Cecil Castellucci, en répétant ces scènes où Loma est poussée vers la sortie par ses deux meilleurs amis, évite les grandes effusions, les portes qui claquent, les emportements : River a peur aussi bien pour elle que pour lui, Teacup est plus blessée que vraiment furieuse. Mais Loma finit l'épisode plus seule que jamais, avec pour tout appui moral Rac Shade dont les conseils sont certes judicieux mais peu réconfortants. On ressent à la fois de la peine pour elle tout en comprenant les sentiments qui dictent les réactions de River et Teacup. Et le subplot avec le nouveau venu de Meta ajoute au suspense déjà établi par la traque des aliens à l'Université de Floride.
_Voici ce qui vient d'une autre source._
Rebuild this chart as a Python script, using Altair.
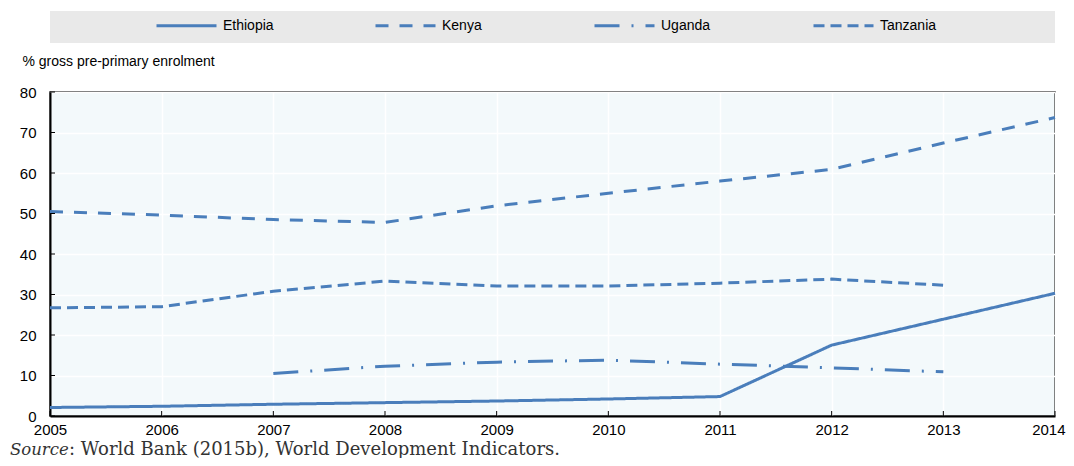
import altair as alt
import pandas as pd

years = list(range(2005, 2015))
countries = ["Ethiopia", "Kenya", "Uganda", "Tanzania"]
ethiopia = [2.1, 2.4, 2.9, 3.3, 3.7, 4.2, 4.8, 17.5, 23.9, 30.3]
kenya = [50.5, 49.6, 48.5, 47.8, 51.9, 55.0, 58.0, 60.9, 67.4, 73.7]
uganda = [None, None, 10.5, 12.3, 13.3, 13.8, 12.8, 11.9, 10.9, None]
tanzania = [26.7, 27.0, 30.8, 33.3, 32.1, 32.1, 32.8, 33.8, 32.3, None]
y_ticks = list(range(0, 90, 10))
y_title = "% gross pre-primary enrolment"
source_label = "Source"
source_text = ": World Bank (2015b), World Development Indicators."

BLUE = "#4A7EBB"
SANS = "'Liberation Sans', Arial, sans-serif"
SERIF = "'DejaVu Serif', serif"
W, H = 1005, 324

rows = []
for name, vals in zip(countries, [ethiopia, kenya, uganda, tanzania]):
    for yr, v in zip(years, vals):
        if v is not None:
            rows.append({"country": name, "year": yr, "value": v})
df = pd.DataFrame(rows)

xscale = alt.Scale(domain=[2005, 2014], nice=False, zero=False)
yscale = alt.Scale(domain=[0, 80], nice=False)

dashes = [[1, 0], [13, 11], [25, 12, 2, 12], [11, 6]]

legend_bg = alt.Chart(pd.DataFrame({"a": [0]})).mark_rect(color="#E9E9E9").encode(
    x=alt.value(0), x2=alt.value(W), y=alt.value(-81), y2=alt.value(-49)
)

last_year_test = "datum.value == 2014"

lines = alt.Chart(df).mark_line(strokeWidth=3, color=BLUE).encode(
    x=alt.X("year:Q", scale=xscale,
            axis=alt.Axis(values=years, format="d", title=None, ticks=False,
                          domainColor="black", domainWidth=2, grid=True,
                          gridColor="white", gridWidth=1.5,
                          labelFont=SANS, labelFontSize=15, labelColor="black",
                          labelPadding=6, labelFlush=False,
                          labelAlign=alt.condition(last_year_test, alt.value("right"), alt.value("center")),
                          labelOffset=alt.condition(last_year_test, alt.value(10), alt.value(0)))),
    y=alt.Y("value:Q", scale=yscale,
            axis=alt.Axis(values=y_ticks, title=y_title, ticks=False,
                          domainColor="black", domainWidth=2, grid=True,
                          gridColor="white", gridWidth=1.5,
                          labelFont=SANS, labelFontSize=15, labelColor="black",
                          labelPadding=14,
                          titleAngle=0, titleAlign="left", titleBaseline="middle",
                          titleX=-28, titleY=-31, titleFont=SANS, titleFontSize=14,
                          titleFontWeight="normal", titleColor="black")),
    strokeDash=alt.StrokeDash(
        "country:N",
        scale=alt.Scale(domain=countries, range=dashes),
        legend=alt.Legend(orient="none", legendX=105, legendY=-98, direction="horizontal",
                          columns=4, gridAlign="all", symbolType="stroke",
                          symbolSize=3600, symbolStrokeWidth=3, symbolStrokeColor=BLUE,
                          labelFont=SANS, labelFontSize=14, labelColor="black",
                          labelOffset=5, columnPadding=89, title=None, padding=0),
    ),
    order="year:Q",
)

tick_df = pd.DataFrame({"v": y_ticks})
yticks = alt.Chart(tick_df).mark_rule(color="black", strokeWidth=1).encode(
    y=alt.Y("v:Q", scale=yscale), x=alt.value(0), x2=alt.value(5)
)
xtick_df = pd.DataFrame({"yr": years})
xticks = alt.Chart(xtick_df).mark_rule(color="black", strokeWidth=1).encode(
    x=alt.X("yr:Q", scale=xscale), y=alt.value(H), y2=alt.value(H - 5)
)

src1 = alt.Chart(pd.DataFrame({"t": [source_label]})).mark_text(
    align="left", baseline="alphabetic", font=SERIF, fontSize=16.5, fontStyle="italic", color="#333333"
).encode(x=alt.value(-40), y=alt.value(363), text="t:N")
src2 = alt.Chart(pd.DataFrame({"t": [source_text]})).mark_text(
    align="left", baseline="alphabetic", font=SERIF, fontSize=18, color="#333333"
).encode(x=alt.value(19), y=alt.value(363), text="t:N")

chart = alt.layer(legend_bg, lines, yticks, xticks, src1, src2).properties(
    width=W, height=H, autosize="none",
    padding={"left": 42, "top": 84, "right": 11, "bottom": 42},
    background="white",
).configure_view(fill="#F3F9FB", stroke="#222222", strokeWidth=1.5)

chart.save("out.html", embed_options={"renderer": "svg", "actions": False})
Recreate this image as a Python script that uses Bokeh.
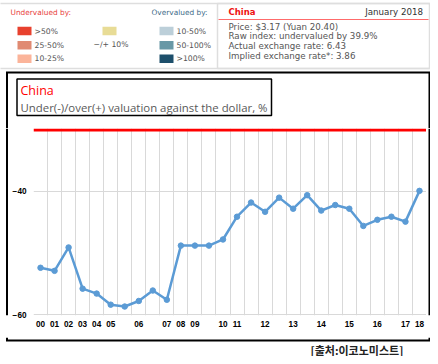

De la même façon que la scénariste se refuse à céder aux effets tapageurs, Marley Zarcone privilégie un dessin déjouant l'attente des lecteurs. La délicatesse de son trait, qui permet aux couleurs douces de Kelly Fitzpatrick de maintenir ce look acidulé à l'histoire, souligne davantage l'expressivité des personnages dans notre dimension que les excentricités du découpage, celles-ci étant réservées aux moments passés entre Loma et Rac Shade.

Dans ces dernières pages, on évolue dans des fonds qui se substituent à des décors classiques, une séparation commode mais que la dessinatrice sait varier, faire palpiter avec habileté. Où se trouve-t-on d'ailleurs exactement ? Rien ne le précise, ne l'indique clairement. C'est une sorte d'au-delà pop-art, doucement psychédélique, une sorte de bulle où la jeune fille s'abrite aux côtés d'un mentor qui lui rappelle en permanence de se méfier des humains, de ne pas s'isoler mais de faire face aux problèmes qui la submerge. Leur relation est celle d'un mentor et de sa disciple : Rac Shade en sait plus que Loma et il alterne préventions énigmatiques puis plus radicales. Marley Zarcone illustre cela par un motif récurrent où Rac fait tomber ou entraîne Loma dans une chute comme s'il fallait ça pour qu'elle apprenne à se relever, à être plus endurcie. Cette mobilité dans cette dimension tranche avec les scènes plus sages où Loma sollicite l'aide de River et Teacup (même si Zarcone se permet quelques délicieuses fantaisies, comme une pleine page digne d'une affiche de music-hall).

Des mises en garde de Rac Shade à celle du critique envers les lecteurs curieux, tout est affaire d'approche dans cette série : Shade the Changing Woman s'affirme comme le récit non pas tant d'un apprentissage mais d'un enseignement pratique.